Retype, word for word, the lines from the first line of the entries through the line that holds "ax = fig.add_axes([37/550, 1"; leave out the pictures.
=-=-=
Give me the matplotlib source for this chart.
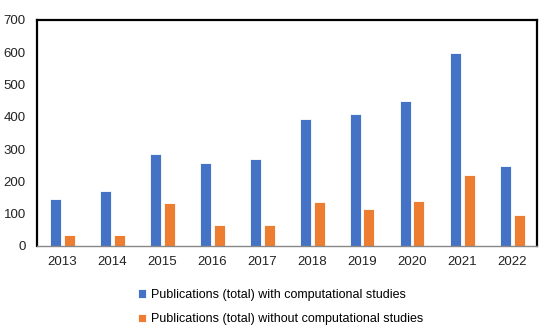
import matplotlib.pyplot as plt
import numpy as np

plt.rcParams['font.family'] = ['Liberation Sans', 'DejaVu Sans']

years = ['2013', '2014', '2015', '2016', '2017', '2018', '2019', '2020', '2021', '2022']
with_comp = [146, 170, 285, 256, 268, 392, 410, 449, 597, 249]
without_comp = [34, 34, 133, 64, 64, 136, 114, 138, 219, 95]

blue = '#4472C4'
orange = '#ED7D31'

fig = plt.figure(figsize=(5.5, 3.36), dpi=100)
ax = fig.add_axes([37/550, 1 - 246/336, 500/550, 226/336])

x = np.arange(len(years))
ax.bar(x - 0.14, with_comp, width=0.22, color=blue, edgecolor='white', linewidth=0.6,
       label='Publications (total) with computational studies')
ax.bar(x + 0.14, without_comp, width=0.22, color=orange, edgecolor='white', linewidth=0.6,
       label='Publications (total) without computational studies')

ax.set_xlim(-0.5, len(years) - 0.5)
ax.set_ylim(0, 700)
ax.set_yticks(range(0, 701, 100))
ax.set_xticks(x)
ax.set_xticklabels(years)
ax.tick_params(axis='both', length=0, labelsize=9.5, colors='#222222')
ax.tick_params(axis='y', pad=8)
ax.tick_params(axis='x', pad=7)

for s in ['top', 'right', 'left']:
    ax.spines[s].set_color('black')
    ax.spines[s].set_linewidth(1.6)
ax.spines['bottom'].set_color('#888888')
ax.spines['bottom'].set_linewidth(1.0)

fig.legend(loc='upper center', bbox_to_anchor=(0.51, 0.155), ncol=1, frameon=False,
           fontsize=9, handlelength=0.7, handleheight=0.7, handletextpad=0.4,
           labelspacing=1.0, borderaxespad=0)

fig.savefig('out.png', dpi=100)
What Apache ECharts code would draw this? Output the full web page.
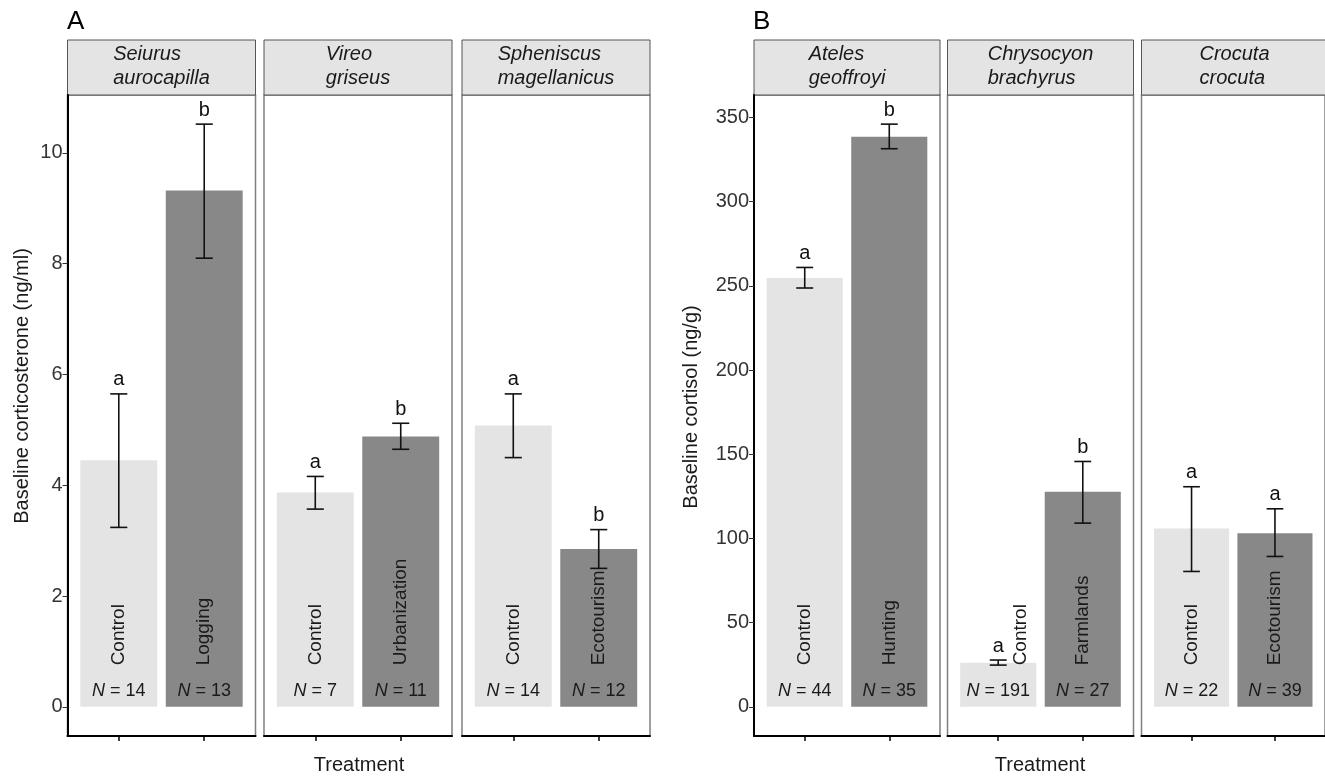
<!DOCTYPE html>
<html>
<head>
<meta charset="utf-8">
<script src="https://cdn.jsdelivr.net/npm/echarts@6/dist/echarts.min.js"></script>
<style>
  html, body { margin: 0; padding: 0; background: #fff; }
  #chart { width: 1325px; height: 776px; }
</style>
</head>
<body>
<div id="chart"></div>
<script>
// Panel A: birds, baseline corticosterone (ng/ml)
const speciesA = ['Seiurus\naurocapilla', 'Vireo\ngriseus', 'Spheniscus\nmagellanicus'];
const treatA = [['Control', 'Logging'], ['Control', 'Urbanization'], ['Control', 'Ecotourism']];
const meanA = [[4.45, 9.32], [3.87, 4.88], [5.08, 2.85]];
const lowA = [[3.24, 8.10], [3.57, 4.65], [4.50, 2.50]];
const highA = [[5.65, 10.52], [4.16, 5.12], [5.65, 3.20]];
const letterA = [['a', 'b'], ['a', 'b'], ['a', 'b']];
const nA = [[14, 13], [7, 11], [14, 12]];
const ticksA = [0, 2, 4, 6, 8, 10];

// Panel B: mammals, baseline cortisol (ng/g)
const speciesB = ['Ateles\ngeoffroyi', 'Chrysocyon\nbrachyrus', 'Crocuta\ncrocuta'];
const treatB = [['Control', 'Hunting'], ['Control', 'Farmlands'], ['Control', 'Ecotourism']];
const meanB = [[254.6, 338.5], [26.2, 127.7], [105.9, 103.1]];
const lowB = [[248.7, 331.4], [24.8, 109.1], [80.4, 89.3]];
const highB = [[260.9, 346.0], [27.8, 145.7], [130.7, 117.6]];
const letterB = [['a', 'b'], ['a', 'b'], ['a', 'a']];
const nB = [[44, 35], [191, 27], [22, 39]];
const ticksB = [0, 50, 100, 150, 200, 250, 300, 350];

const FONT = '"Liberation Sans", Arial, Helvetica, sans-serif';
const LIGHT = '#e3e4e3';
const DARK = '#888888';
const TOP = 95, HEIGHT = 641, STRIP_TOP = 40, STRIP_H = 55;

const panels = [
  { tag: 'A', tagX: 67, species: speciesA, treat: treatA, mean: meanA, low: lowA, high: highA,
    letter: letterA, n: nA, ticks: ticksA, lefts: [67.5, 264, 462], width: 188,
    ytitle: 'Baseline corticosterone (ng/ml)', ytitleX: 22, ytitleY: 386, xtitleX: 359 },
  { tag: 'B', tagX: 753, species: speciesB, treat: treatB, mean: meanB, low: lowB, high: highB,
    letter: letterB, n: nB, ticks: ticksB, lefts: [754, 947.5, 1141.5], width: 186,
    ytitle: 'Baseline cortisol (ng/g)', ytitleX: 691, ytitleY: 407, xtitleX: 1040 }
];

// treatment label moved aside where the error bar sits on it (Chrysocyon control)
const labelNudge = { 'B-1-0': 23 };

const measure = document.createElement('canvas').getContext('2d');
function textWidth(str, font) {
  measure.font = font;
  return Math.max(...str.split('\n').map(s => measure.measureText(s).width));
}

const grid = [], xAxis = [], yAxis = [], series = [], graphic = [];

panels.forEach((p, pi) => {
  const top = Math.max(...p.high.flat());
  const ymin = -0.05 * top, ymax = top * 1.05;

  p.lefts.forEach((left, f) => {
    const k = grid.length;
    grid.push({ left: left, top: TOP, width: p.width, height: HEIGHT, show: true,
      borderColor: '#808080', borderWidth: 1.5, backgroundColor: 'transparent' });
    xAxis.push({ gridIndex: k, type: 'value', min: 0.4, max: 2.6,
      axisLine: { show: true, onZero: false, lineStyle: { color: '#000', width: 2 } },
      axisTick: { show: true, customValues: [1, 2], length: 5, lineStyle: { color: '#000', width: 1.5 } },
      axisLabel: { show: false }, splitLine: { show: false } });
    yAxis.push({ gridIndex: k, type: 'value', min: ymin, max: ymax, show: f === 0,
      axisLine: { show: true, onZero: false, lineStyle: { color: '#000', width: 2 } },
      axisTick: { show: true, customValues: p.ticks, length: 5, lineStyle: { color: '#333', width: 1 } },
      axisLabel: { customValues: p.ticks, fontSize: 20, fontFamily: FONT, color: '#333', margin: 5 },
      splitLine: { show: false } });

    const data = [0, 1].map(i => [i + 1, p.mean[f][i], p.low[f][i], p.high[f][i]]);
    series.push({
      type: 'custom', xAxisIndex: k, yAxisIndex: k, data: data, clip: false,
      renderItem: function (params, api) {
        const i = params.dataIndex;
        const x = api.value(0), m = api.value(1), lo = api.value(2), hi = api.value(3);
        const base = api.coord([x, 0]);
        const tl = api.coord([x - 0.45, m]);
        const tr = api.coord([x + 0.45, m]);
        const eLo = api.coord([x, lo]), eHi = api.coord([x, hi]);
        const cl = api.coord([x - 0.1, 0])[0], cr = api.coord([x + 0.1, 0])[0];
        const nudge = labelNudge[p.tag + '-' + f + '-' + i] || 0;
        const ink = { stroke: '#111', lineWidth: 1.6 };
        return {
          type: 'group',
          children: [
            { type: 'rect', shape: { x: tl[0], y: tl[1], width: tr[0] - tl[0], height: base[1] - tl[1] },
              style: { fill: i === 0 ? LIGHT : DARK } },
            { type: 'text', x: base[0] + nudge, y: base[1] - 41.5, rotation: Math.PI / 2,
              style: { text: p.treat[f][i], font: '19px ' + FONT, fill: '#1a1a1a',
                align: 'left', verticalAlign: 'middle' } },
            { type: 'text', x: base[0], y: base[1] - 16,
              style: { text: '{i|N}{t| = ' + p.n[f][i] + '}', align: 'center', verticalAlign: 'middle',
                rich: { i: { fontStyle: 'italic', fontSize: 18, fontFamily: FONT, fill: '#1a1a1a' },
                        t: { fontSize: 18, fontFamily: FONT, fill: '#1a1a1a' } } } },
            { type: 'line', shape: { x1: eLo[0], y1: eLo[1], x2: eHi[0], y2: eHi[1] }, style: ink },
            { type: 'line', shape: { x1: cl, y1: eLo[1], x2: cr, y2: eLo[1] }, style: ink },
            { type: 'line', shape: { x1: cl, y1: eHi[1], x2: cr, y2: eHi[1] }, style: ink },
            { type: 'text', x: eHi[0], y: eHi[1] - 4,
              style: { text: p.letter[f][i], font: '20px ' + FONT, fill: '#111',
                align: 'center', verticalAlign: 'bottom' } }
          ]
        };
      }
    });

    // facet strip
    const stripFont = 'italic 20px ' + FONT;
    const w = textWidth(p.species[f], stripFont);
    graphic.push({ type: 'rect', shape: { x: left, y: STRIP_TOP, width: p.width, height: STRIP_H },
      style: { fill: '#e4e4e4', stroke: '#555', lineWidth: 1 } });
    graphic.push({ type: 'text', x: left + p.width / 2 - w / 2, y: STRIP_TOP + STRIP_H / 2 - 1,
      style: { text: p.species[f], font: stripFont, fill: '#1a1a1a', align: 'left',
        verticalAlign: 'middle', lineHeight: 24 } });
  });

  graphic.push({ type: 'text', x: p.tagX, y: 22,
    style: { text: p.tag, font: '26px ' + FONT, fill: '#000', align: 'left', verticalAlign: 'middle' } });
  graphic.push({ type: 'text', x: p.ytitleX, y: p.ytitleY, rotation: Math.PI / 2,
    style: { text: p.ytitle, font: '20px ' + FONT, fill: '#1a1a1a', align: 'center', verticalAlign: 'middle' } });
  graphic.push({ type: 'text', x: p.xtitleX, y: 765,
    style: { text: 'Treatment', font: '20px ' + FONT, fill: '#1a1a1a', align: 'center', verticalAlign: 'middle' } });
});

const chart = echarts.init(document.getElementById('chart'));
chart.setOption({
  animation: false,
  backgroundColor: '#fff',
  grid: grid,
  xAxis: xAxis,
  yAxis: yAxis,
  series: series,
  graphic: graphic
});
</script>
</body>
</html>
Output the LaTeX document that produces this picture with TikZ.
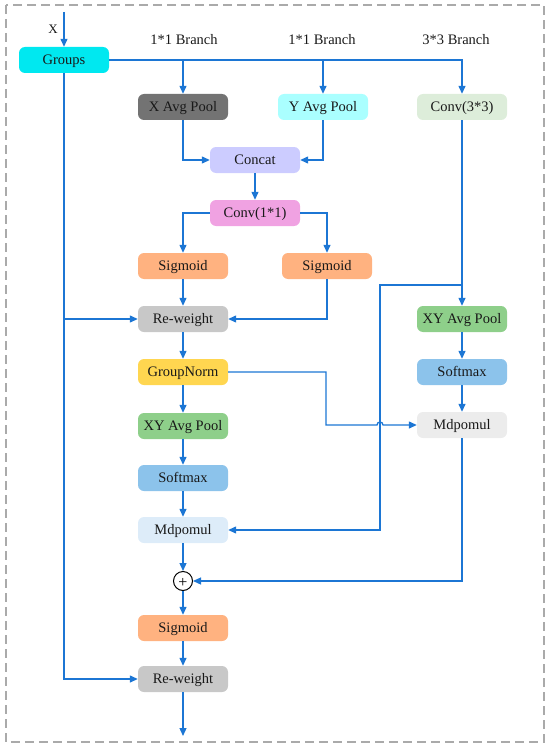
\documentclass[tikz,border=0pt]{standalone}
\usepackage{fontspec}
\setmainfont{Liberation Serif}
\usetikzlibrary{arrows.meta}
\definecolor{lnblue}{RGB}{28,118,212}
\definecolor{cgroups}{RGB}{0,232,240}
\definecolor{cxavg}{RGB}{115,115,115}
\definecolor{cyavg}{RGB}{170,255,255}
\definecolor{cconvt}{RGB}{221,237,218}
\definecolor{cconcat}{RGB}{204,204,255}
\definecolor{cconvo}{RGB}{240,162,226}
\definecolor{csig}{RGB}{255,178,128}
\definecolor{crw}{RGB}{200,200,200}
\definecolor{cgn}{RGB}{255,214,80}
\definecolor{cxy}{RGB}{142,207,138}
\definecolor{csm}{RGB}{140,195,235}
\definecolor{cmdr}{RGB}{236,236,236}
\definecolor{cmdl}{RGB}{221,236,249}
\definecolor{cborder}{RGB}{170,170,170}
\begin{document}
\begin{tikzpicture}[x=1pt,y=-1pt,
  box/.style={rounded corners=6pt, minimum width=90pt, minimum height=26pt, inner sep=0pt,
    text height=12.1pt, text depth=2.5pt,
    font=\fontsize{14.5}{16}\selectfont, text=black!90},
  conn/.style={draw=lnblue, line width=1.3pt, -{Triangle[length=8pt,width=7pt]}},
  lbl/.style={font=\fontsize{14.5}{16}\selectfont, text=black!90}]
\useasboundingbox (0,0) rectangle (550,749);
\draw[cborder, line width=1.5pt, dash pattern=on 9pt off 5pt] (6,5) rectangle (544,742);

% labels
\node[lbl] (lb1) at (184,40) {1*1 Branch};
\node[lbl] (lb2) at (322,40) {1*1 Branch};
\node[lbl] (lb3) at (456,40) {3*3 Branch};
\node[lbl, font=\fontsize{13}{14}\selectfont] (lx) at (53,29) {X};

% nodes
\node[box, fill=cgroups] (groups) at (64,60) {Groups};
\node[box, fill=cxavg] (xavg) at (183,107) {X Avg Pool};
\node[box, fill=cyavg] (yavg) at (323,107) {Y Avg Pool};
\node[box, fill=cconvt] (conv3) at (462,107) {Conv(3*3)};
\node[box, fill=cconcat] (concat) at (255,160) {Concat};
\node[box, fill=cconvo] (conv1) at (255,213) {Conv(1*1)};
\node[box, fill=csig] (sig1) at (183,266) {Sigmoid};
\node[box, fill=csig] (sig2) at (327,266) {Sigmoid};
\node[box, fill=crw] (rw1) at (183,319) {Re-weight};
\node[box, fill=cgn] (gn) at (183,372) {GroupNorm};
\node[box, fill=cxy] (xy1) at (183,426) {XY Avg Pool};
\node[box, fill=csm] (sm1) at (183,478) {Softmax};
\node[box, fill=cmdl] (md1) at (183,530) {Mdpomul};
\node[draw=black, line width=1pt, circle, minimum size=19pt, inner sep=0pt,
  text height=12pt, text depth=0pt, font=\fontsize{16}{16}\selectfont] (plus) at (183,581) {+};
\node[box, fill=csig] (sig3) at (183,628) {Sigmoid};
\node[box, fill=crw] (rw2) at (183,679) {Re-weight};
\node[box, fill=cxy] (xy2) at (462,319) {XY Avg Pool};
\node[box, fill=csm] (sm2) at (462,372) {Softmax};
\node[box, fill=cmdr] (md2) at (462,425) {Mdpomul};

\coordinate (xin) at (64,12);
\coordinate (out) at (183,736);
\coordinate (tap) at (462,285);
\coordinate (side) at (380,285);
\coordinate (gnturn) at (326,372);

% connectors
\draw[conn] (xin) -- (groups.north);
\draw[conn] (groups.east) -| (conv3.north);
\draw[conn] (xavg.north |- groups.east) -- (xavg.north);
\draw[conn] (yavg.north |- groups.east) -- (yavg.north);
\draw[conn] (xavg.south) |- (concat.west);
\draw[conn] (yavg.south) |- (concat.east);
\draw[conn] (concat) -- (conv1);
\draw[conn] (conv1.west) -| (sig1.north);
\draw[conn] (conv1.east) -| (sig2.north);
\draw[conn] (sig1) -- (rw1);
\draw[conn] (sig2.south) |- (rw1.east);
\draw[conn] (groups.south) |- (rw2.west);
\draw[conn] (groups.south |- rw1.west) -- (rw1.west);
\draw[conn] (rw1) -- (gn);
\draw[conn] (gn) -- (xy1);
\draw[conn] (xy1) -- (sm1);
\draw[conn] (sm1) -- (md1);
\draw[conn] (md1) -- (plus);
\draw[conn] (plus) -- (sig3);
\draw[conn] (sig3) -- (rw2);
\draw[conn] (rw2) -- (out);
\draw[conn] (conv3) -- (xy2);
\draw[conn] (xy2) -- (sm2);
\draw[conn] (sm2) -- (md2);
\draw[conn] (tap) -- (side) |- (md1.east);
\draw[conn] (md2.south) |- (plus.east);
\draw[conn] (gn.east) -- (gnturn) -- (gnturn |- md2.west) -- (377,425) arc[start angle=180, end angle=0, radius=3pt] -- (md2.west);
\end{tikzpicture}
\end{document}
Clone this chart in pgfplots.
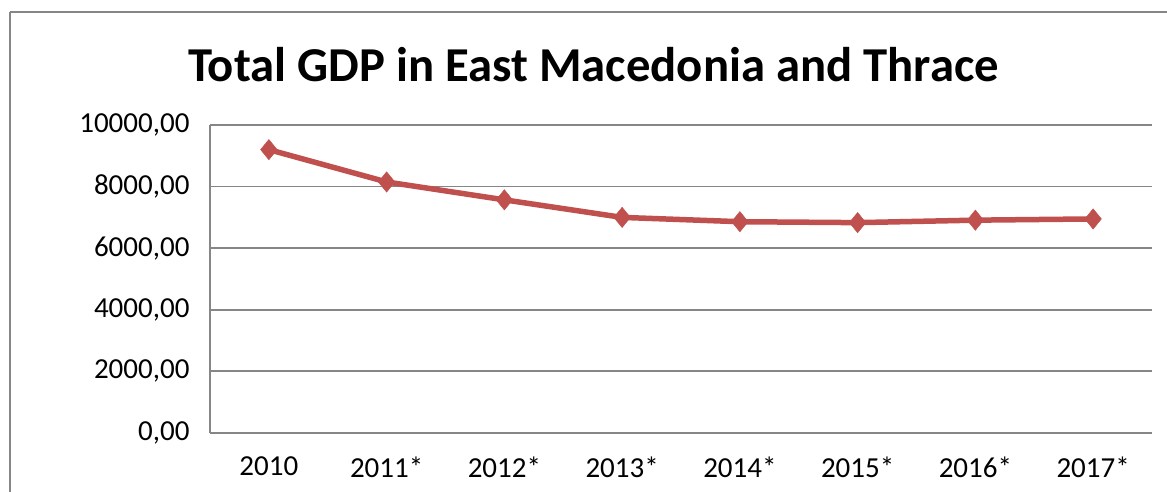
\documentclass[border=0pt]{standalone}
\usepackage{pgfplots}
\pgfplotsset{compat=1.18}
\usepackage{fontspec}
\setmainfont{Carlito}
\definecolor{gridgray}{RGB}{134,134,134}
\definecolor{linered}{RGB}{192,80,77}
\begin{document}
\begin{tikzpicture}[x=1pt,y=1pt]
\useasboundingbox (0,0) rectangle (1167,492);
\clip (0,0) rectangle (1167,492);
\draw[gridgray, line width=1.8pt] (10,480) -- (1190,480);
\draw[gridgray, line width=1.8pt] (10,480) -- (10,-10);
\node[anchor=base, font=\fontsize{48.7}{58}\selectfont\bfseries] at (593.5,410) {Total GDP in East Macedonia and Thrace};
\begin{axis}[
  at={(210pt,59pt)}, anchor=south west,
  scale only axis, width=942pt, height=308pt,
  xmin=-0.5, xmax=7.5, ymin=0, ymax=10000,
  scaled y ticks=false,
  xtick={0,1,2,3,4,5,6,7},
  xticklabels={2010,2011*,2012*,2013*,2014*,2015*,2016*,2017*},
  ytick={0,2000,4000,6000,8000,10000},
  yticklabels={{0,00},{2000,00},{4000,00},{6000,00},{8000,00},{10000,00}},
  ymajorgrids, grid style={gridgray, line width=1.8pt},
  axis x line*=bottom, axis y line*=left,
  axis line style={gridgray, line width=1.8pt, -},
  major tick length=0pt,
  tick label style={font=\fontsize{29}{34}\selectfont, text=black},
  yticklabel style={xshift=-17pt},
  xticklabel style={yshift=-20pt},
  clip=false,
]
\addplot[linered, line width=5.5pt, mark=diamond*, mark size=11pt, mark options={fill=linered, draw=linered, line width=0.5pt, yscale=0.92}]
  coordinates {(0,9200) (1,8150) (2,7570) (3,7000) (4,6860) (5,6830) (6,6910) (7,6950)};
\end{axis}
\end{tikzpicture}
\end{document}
=-=-=
* [Exercise answer]:
Give me the matplotlib source for this chart.
import matplotlib.pyplot as plt
import numpy as np

plt.rcParams['font.family'] = ['Liberation Sans', 'DejaVu Sans']

years = ['2013', '2014', '2015', '2016', '2017', '2018', '2019', '2020', '2021', '2022']
with_comp = [146, 170, 285, 256, 268, 392, 410, 449, 597, 249]
without_comp = [34, 34, 133, 64, 64, 136, 114, 138, 219, 95]

blue = '#4472C4'
orange = '#ED7D31'

fig = plt.figure(figsize=(5.5, 3.36), dpi=100)
ax = fig.add_axes([37/550, 1 - 246/336, 500/550, 226/336])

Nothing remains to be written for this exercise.